NCJ Number
118759
Date Published
1988
Length
254 pages
Annotation
Drawing on court materials, statutes and codes, and legal ethnographies, this book focuses on how the law has been the instrument for continual negotiations and accommodations between culturally divergent groups and the larger society.
Abstract
As the cases in this book demonstrate, American courts, both State and Federal, have responded inconsistently to the claims of culturally diverse groups. These claims involve both getting in and staying out of the mainstream of American socioeconomic life. The Amish, for example, are outsiders who have been permitted by law to protect their cultural autonomy. Other groups, like the Mormons, Jehovah's Witnesses, some ethnic language groups, Native Americans, and urban nomads, wanted to protect their distinct cultural values and activities, but were only partially permitted to do so.
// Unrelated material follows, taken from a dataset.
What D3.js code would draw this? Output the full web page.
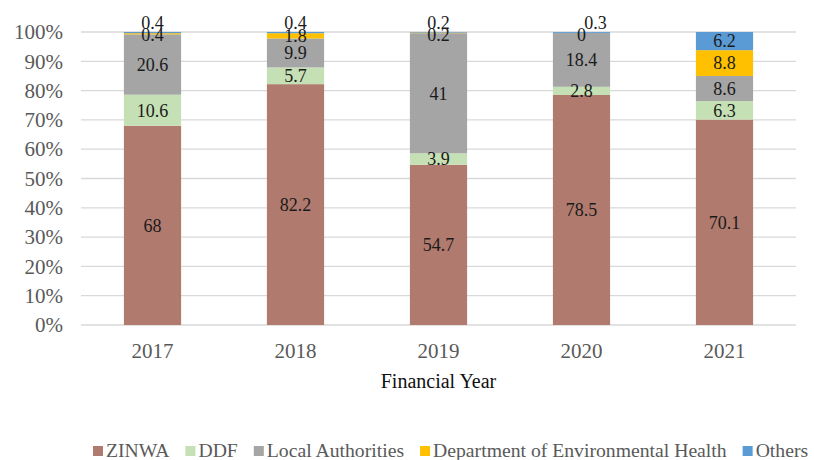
<!DOCTYPE html>
<html>
<head>
<meta charset="utf-8">
<script src="https://cdn.jsdelivr.net/npm/d3@7"></script>
<style>
  body { margin: 0; background: #fff; }
  svg text { font-family: "Liberation Serif", "Times New Roman", "DejaVu Serif", serif !important; }
</style>
</head>
<body>
<div id="chart"></div>
<script>
const years = ['2017', '2018', '2019', '2020', '2021'];
const seriesNames = ['ZINWA', 'DDF', 'Local Authorities', 'Department of Environmental Health', 'Others'];
const zinwa = [68, 82.2, 54.7, 78.5, 70.1];
const ddf = [10.6, 5.7, 3.9, 2.8, 6.3];
const localAuth = [20.6, 9.9, 41, 18.4, 8.6];
const envHealth = [0.4, 1.8, 0.2, 0, 8.8];
const others = [0.4, 0.4, 0.2, 0.3, 6.2];
const yTicks = [0, 10, 20, 30, 40, 50, 60, 70, 80, 90, 100];

const colors = ['#B07A6E', '#C5E0B4', '#A5A5A5', '#FFC000', '#5B9BD5'];

const width = 814, height = 460,
  margin = { top: 32, right: 18, bottom: 135, left: 81 },
  innerW = width - margin.left - margin.right,
  innerH = height - margin.top - margin.bottom;

const table = years.map((y, i) => ({
  year: y,
  ZINWA: zinwa[i],
  DDF: ddf[i],
  'Local Authorities': localAuth[i],
  'Department of Environmental Health': envHealth[i],
  Others: others[i],
}));

const stacked = d3.stack().keys(seriesNames)(table);

const svg = d3.select('#chart').append('svg')
  .attr('width', width).attr('height', height);
const g = svg.append('g').attr('transform', `translate(${margin.left},${margin.top})`);

const x = d3.scaleBand().domain(years).range([0, innerW]).paddingInner(0.6).paddingOuter(0.3);
const y = d3.scaleLinear().domain([0, 100]).range([innerH, 0]);

// gridlines
g.append('g').selectAll('line').data(yTicks).join('line')
  .attr('x1', 0).attr('x2', innerW)
  .attr('y1', d => y(d)).attr('y2', d => y(d))
  .attr('stroke', '#d9d9d9').attr('stroke-width', 1.3);

// y axis
const yAxis = g.append('g')
  .call(d3.axisLeft(y).tickValues(yTicks).tickFormat(d => d + '%').tickSize(0).tickPadding(18));
yAxis.select('.domain').remove();
yAxis.selectAll('text').attr('font-size', 21).attr('fill', '#595959');

// x axis
const xAxis = g.append('g').attr('transform', `translate(0,${innerH})`)
  .call(d3.axisBottom(x).tickSize(0).tickPadding(18));
xAxis.select('.domain').remove();
xAxis.selectAll('text').attr('font-size', 21).attr('fill', '#595959');

// bars
const layers = g.append('g').selectAll('g').data(stacked).join('g')
  .attr('fill', (d, i) => colors[i]);
layers.selectAll('rect').data(d => d).join('rect')
  .attr('x', d => x(d.data.year))
  .attr('width', x.bandwidth())
  .attr('y', d => y(d[1]))
  .attr('height', d => y(d[0]) - y(d[1]));

// labels
const labels = g.append('g');
stacked.forEach((layer, si) => {
  layer.forEach(d => {
    const v = d[1] - d[0];
    const key = seriesNames[si];
    let cx = x(d.data.year) + x.bandwidth() / 2;
    let cy = y((d[0] + d[1]) / 2);
    const tiny = v < 1;
    if (key === 'Others' && tiny) {
      cy = y(100) - 9;
      if (d.data.year === '2020') cx += 14;
    } else if (tiny) {
      cy = y(100) + 3;
    }
    labels.append('text')
      .attr('x', cx).attr('y', cy)
      .attr('dy', '0.35em')
      .attr('text-anchor', 'middle')
      .attr('font-size', 18)
      .attr('fill', '#1a1a1a')
      .text(d3.format('~g')(v));
  });
});

// axis title
svg.append('text')
  .attr('x', margin.left + innerW / 2).attr('y', 388)
  .attr('text-anchor', 'middle').attr('font-size', 20).attr('fill', '#111')
  .text('Financial Year');

// legend
const legend = svg.append('g').attr('transform', 'translate(0,457)');
let lx = 93;
seriesNames.forEach((name, i) => {
  const item = legend.append('g').attr('transform', `translate(${lx},0)`);
  item.append('rect').attr('x', 0).attr('y', -11).attr('width', 10).attr('height', 10).attr('fill', colors[i]);
  const t = item.append('text').attr('x', 13).attr('y', 0)
    .attr('font-size', 19.7).attr('fill', '#595959').text(name);
  lx += 13 + t.node().getComputedTextLength() + 16;
});
</script>
</body>
</html>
Still other groups, including blacks, Japanese-Americans, women, and homosexuals, were, and to some degree are, outsiders by society's discrimination and have used the court to "get in." Complicating this picture are the many groups who, for various reasons, reject the use of courts to solve their conflicts. Various factors determine the degree to which the dominant culture, reflected in the law and the courts, will accommodate divergent values and minorities. Courts, as representatives of the nation-state, steer a middle course as they calibrate the interests of culturally diverse groups within a social contract that permits and even encourages diversity, but which also demands national unity. 125-item selected bibliography, 9 suggested films, subject index.